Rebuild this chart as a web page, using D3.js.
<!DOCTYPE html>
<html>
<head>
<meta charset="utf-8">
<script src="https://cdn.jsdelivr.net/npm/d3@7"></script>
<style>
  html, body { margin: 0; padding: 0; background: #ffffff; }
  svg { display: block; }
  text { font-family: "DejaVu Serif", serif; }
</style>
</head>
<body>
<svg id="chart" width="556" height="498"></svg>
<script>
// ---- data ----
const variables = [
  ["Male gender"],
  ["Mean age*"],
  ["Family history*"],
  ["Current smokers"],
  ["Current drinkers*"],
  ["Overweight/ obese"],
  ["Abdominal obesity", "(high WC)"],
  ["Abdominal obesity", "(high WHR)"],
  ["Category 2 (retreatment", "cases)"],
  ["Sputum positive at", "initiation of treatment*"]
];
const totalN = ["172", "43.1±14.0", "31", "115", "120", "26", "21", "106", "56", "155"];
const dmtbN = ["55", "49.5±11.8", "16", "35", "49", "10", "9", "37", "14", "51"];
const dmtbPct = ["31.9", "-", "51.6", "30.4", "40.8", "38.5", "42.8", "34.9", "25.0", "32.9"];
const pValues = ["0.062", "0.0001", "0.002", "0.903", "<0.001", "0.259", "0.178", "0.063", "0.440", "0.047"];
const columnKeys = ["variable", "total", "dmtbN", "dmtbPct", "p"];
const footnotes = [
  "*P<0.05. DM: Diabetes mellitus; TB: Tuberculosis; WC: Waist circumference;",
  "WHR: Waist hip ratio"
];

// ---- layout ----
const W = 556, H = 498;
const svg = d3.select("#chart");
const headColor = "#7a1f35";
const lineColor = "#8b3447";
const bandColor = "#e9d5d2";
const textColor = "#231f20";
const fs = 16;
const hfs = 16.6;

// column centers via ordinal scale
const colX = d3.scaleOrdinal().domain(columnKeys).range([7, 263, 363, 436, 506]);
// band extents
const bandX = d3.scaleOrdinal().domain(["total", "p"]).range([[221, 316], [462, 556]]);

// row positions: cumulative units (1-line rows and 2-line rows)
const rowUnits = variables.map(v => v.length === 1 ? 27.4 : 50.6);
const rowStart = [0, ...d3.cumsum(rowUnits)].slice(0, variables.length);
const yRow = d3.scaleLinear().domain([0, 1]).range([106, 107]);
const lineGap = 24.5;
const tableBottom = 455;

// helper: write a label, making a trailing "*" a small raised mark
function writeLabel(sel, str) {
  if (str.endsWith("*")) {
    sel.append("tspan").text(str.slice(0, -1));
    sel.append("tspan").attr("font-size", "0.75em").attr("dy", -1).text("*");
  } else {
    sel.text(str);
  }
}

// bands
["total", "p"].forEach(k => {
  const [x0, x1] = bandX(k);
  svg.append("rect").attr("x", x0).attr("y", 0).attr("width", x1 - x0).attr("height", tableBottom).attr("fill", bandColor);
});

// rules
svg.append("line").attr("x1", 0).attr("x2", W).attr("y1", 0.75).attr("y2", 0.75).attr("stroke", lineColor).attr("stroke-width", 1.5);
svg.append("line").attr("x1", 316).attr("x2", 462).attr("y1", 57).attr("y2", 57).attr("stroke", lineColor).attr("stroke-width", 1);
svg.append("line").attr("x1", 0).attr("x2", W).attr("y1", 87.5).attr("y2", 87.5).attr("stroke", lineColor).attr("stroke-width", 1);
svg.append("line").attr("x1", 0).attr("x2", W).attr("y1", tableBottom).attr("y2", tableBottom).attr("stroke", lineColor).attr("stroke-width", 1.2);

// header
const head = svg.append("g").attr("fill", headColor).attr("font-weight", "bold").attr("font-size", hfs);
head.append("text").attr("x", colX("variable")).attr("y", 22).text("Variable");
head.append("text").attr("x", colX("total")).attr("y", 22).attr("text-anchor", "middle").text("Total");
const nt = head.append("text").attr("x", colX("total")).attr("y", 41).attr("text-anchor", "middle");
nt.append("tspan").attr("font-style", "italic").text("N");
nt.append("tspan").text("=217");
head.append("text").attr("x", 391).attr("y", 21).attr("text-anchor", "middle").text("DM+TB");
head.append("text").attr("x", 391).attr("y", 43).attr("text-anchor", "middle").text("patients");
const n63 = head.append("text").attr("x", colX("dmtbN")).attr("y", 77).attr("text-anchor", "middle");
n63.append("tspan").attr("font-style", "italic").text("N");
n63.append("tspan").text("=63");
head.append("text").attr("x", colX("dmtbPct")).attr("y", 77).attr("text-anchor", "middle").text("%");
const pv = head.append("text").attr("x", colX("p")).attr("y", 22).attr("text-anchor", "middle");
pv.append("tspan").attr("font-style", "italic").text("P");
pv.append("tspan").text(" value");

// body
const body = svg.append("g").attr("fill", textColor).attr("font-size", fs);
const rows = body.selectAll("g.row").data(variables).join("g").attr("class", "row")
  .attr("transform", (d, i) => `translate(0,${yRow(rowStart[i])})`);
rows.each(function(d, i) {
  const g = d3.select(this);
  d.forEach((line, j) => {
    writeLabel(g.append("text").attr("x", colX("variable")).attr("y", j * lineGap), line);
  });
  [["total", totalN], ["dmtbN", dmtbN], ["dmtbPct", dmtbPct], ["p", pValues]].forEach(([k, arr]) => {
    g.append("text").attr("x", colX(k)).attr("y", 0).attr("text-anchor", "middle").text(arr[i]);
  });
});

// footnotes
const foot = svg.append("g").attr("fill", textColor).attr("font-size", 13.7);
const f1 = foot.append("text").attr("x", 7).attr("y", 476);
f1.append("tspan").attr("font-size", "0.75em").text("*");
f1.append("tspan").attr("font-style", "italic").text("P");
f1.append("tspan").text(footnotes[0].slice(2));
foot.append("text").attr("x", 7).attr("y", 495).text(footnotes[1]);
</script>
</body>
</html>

######

Find the lines above holding the word "chart" and show them.

### Solution for this problem
Rebuild this chart as a web page, using D3.js.
<svg id="chart" width="556" height="498"></svg>
const svg = d3.select("#chart");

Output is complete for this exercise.